Impact minimal

The Supreme Court’s advice to the prime minister and chief ministers to keep their ministries free of persons tainted by crime and corruption will be widely welcomed but its efficacy may be rightly questioned.

 The court refrained from issuing a directive to keep persons who face serious charges away from the ministries. This may be because it did not want to be seen as interfering with the prerogative of a prime minister or a chief minister to appoint persons of their choice as ministers. The court has faced criticism in the past for encroaching into the turfs of other organs of state. But the question is whether advice, which invokes high principles like constitutional morality and trust, would sway political leaders who have not cared much for them. 

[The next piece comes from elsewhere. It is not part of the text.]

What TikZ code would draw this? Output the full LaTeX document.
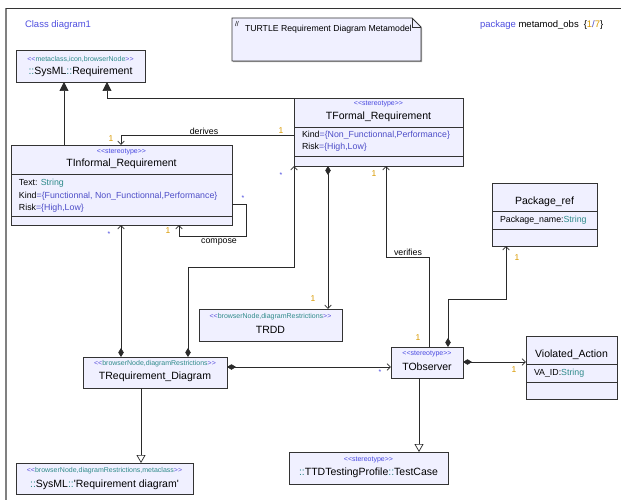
\documentclass[tikz,border=0pt]{standalone}
\usepackage{fontspec}
\newfontfamily\umlfont{Liberation Sans}
\usetikzlibrary{arrows.meta,shadows}
\definecolor{boxfill}{HTML}{F0F0FF}
\definecolor{boxline}{HTML}{333333}
\definecolor{teal2}{HTML}{2E8A8A}
\definecolor{brk}{HTML}{5A50DC}
\definecolor{stblue}{HTML}{4848E0}
\definecolor{valblue}{HTML}{4E4EC8}
\definecolor{multor}{HTML}{D99A00}
\definecolor{titleblue}{HTML}{5050E0}
\definecolor{linecol}{HTML}{2A2A2A}
\newcommand\fsz[1]{\fontsize{#1}{#1}\selectfont}
\newcommand\stb[1]{\textcolor{brk}{<<}\textcolor{teal2}{#1}\textcolor{brk}{>>}}
\newcommand\sts{\textcolor{stblue}{<<stereotype>>}}
\newcommand\dc{\textcolor{teal2}{::}}
\begin{document}
\begin{tikzpicture}[x=1pt,y=-1pt,
  every node/.style={font=\umlfont, inner sep=0pt, outer sep=0pt},
  cls/.style={draw=boxline, fill=boxfill, line width=0.8pt, rectangle, anchor=north west,
    drop shadow={shadow xshift=1.2pt, shadow yshift=-1.2pt, opacity=0.35, fill=black}},
  sttext/.style={font=\umlfont\fsz{7}},
  nmtext/.style={font=\umlfont\fsz{10.5}},
  attext/.style={font=\umlfont\fsz{8.8}, anchor=west},
  lbl/.style={font=\umlfont\fsz{8.8}},
  mult/.style={font=\umlfont\fsz{8.5}, text=multor},
  mstar/.style={font=\umlfont\fsz{7}, text=stblue},
  conn/.style={draw=linecol, line width=0.7pt},
  ext/.style={conn, -{Triangle[length=9pt,width=9pt]}},
  gen/.style={conn, -{Triangle[open,length=8pt,width=9pt,fill=white]}},
  assoc/.style={conn, -{Straight Barb[length=3.5pt,width=6.5pt]}},
  comp/.style={conn, {Diamond[length=9pt,width=5.5pt]}-{Straight Barb[length=3.5pt,width=6.5pt]}},
  divl/.style={draw=boxline, line width=0.8pt}
]
\useasboundingbox (0,0) rectangle (621,500);
\fill[white] (0,0) rectangle (621,500);
% frame
\draw[draw=gray, line width=1.5pt] (6,500) -- (6,8);
\draw[draw=boxline, line width=0.8pt] (6,8) -- (621,8);

\node[font=\umlfont\fsz{9.5}, text=titleblue, anchor=west] (title) at (25,25) {Class diagram1};
\node[font=\umlfont\fsz{9.5}, anchor=west] (pkg) at (480,25)
  {\textcolor{titleblue}{package} metamod\_obs\hspace{5pt}\{\textcolor{multor}{1}\textcolor{valblue}{/}\textcolor{multor}{7}\}};

% note
\draw[draw=boxline, fill=boxfill, line width=0.8pt,
  drop shadow={shadow xshift=1.2pt, shadow yshift=-1.2pt, opacity=0.35, fill=black}]
  (232,18) -- (412,18) -- (421,27) -- (421,61) -- (232,61) -- cycle;
\draw[draw=boxline, line width=0.6pt] (412,18) -- (412,27) -- (421,27);
\node[font=\umlfont\fsz{7}, anchor=west] (slash) at (235,23.5) {//};
\node[font=\umlfont\fsz{8.7}, anchor=west] (notetext) at (245,29) {TURTLE Requirement Diagram Metamodel};

% classes
\node[cls, minimum width=129pt, minimum height=32pt] (SysReq) at (16,50) {};
\node[sttext] (SysReqSt) at ([yshift=-9pt]SysReq.north) {\stb{metaclass,icon,browserNode}};
\node[nmtext] (SysReqNm) at ([yshift=-22pt]SysReq.north) {\dc SysML\dc Requirement};

\node[cls, minimum width=169pt, minimum height=68pt] (TFormal) at (294,98) {};
\node[sttext] (TFormalSt) at ([yshift=-6pt]TFormal.north) {\sts};
\node[nmtext] (TFormalNm) at ([yshift=-19pt]TFormal.north) {TFormal\_Requirement};
\draw[divl] ([yshift=-29pt]TFormal.north west) -- ([yshift=-29pt]TFormal.north east);
\draw[divl] ([yshift=-58pt]TFormal.north west) -- ([yshift=-58pt]TFormal.north east);
\node[attext] (TFormalA1) at ([xshift=8pt,yshift=-37pt]TFormal.north west) {Kind\textcolor{valblue}{=\{Non\_Functionnal,Performance\}}};
\node[attext] (TFormalA2) at ([xshift=8pt,yshift=-49pt]TFormal.north west) {Risk\textcolor{valblue}{=\{High,Low\}}};

\node[cls, minimum width=221pt, minimum height=80pt] (TInf) at (11,145) {};
\node[sttext] (TInfSt) at ([yshift=-7pt]TInf.north) {\sts};
\node[nmtext] (TInfNm) at ([yshift=-19pt]TInf.north) {TInformal\_Requirement};
\draw[divl] ([yshift=-29pt]TInf.north west) -- ([yshift=-29pt]TInf.north east);
\draw[divl] ([yshift=-71pt]TInf.north west) -- ([yshift=-71pt]TInf.north east);
\node[attext] (TInfA1) at ([xshift=8pt,yshift=-38pt]TInf.north west) {Text: \textcolor{teal2}{String}};
\node[attext] (TInfA2) at ([xshift=8pt,yshift=-51pt]TInf.north west) {Kind\textcolor{valblue}{=\{Functionnal, Non\_Functionnal,Performance\}}};
\node[attext] (TInfA3) at ([xshift=8pt,yshift=-63pt]TInf.north west) {Risk\textcolor{valblue}{=\{High,Low\}}};

\node[cls, minimum width=143pt, minimum height=32pt] (TRDD) at (199,309) {};
\node[sttext] (TRDDSt) at ([yshift=-8pt]TRDD.north) {\stb{browserNode,diagramRestrictions}};
\node[nmtext] (TRDDNm) at ([yshift=-21pt]TRDD.north) {TRDD};

\node[cls, minimum width=144pt, minimum height=31pt] (TRD) at (83,357) {};
\node[sttext] (TRDSt) at ([yshift=-7pt]TRD.north) {\stb{browserNode,diagramRestrictions}};
\node[nmtext] (TRDNm) at ([yshift=-20pt]TRD.north) {TRequirement\_Diagram};

\node[cls, minimum width=72pt, minimum height=31pt] (TObs) at (391,347) {};
\node[sttext] (TObsSt) at ([yshift=-7pt]TObs.north) {\sts};
\node[nmtext] (TObsNm) at ([yshift=-20pt]TObs.north) {TObserver};

\node[cls, minimum width=105pt, minimum height=63pt] (PkgRef) at (492,183) {};
\node[nmtext] (PkgRefNm) at ([yshift=-19pt]PkgRef.north) {Package\_ref};
\draw[divl] ([yshift=-28pt]PkgRef.north west) -- ([yshift=-28pt]PkgRef.north east);
\draw[divl] ([yshift=-46pt]PkgRef.north west) -- ([yshift=-46pt]PkgRef.north east);
\node[attext] (PkgRefA1) at ([xshift=8pt,yshift=-37pt]PkgRef.north west) {Package\_name:\textcolor{teal2}{String}};

\node[cls, minimum width=91pt, minimum height=63pt] (VA) at (526,336) {};
\node[nmtext] (VANm) at ([yshift=-19pt]VA.north) {Violated\_Action};
\draw[divl] ([yshift=-28pt]VA.north west) -- ([yshift=-28pt]VA.north east);
\draw[divl] ([yshift=-46pt]VA.north west) -- ([yshift=-46pt]VA.north east);
\node[attext] (VAA1) at ([xshift=8pt,yshift=-37pt]VA.north west) {VA\_ID:\textcolor{teal2}{String}};

\node[cls, minimum width=159pt, minimum height=32pt] (TestCase) at (289,452) {};
\node[sttext] (TestCaseSt) at ([yshift=-8pt]TestCase.north) {\sts};
\node[nmtext] (TestCaseNm) at ([yshift=-21pt]TestCase.north) {\dc TTDTestingProfile\dc TestCase};

\node[cls, minimum width=177pt, minimum height=31pt] (SysRD) at (16,463) {};
\node[sttext] (SysRDSt) at ([yshift=-8pt]SysRD.north) {\stb{browserNode,diagramRestrictions,metaclass}};
\node[nmtext] (SysRDNm) at ([yshift=-22pt]SysRD.north) {\dc SysML\dc 'Requirement diagram'};

% connectors
\draw[ext] ([xshift=53pt]TInf.north west) -- ([xshift=53pt]TInf.north west |- SysReq.south);
\draw[ext] (TFormal.north west) -| ([xshift=91pt]SysReq.south west);
\draw[assoc] ([yshift=-37pt]TFormal.north west) -| ([xshift=110pt]TInf.north west);
\draw[assoc] ([yshift=-59pt]TInf.north east) -- ++(14,0) |- ([xshift=168pt,yshift=-11pt]TInf.south west) -- ([xshift=168pt]TInf.south west);
\draw[comp] ([xshift=38pt]TRD.north west) -- ([xshift=38pt]TRD.north west |- TInf.south);
\draw[comp] ([xshift=105pt]TRD.north west) |- ([yshift=-101pt]TFormal.south west) -- (TFormal.south west);
\draw[comp] ([xshift=34pt]TFormal.south west) -- ([xshift=34pt]TFormal.south west |- TRDD.north);
\draw[comp] ([yshift=-10pt]TRD.north east) -- ([yshift=-10pt]TRD.north east -| TObs.west);
\draw[assoc] ([xshift=38pt]TObs.north west) |- ([xshift=92pt,yshift=-91pt]TFormal.south west) -- ([xshift=92pt]TFormal.south west);
\draw[comp] ([xshift=57pt]TObs.north west) |- ([xshift=14pt,yshift=-53pt]PkgRef.south west) -- ([xshift=14pt]PkgRef.south west);
\draw[comp] ([yshift=-15pt]TObs.north east) -- ([yshift=-15pt]TObs.north east -| VA.west);
\draw[gen] ([xshift=28pt]TObs.south west) -- ([xshift=28pt]TObs.south west |- TestCase.north);
\draw[gen] ([xshift=58pt]TRD.south west) -- ([xshift=58pt]TRD.south west |- SysRD.north);

% labels
\node[lbl] (derives) at (204,131) {derives};
\node[mult] (m1) at (281,131) {1};
\node[mult] (m2) at (111,139) {1};
\node[mstar] (s1) at (243,198) {*};
\node[mult] (m3) at (168,231) {1};
\node[lbl] (compose) at (219,242.5) {compose};
\node[mstar] (s2) at (109,234) {*};
\node[mstar] (s3) at (281,175) {*};
\node[mult] (m4) at (313,299) {1};
\node[mstar] (s4) at (380,372) {*};
\node[lbl] (verifies) at (408,252) {verifies};
\node[mult] (m5) at (374,174) {1};
\node[mult] (m6) at (418,338) {1};
\node[mult] (m7) at (517,258) {1};
\node[mult] (m8) at (514,370) {1};
\end{tikzpicture}
\end{document}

The constitution bench wants the prime minister or the chief ministers to not choose as a minister a person against whom an FIR has been filed in serious cases of crime or corruption. It felt that the presumption that a person is innocent until proved guilty may not be applicable for those holding public offices, and  an FIR  framed by a court may be considered as showing a prima facie case. At present, there is no bar on appointing persons with a criminal past as a minister. But the court’s question whether it is prudent to leave the keys of a chest with one whose integrity is doubtful, is very relevant. So, it has left it to the wisdom of the prime minister or the chief ministers or to the sanctity of oath taken by them to ensure that those with bad antecedents are not part of their teams. 

But the advice will most certainly be lost on them.   Many chief ministers have themselves been corrupt. How can they keep their own ilk out? Prime Minister Narendra Modi’s  ministry has a number of persons who are facing serious criminal charges. Will he drop them? In coalition governments it is not the prime minister who decides the nominees of parties to the government. The basic problem is that political parties nominate people with criminal records as candidates in elections.

 The Election Commission has suggested that those against whom an FIR is registered one year before the elections should not be eligible to contest. But governments and parties have been cold to the idea. So, the court’s advice may not make much difference to the ministerial positions and prospects of corrupt and criminal politicians.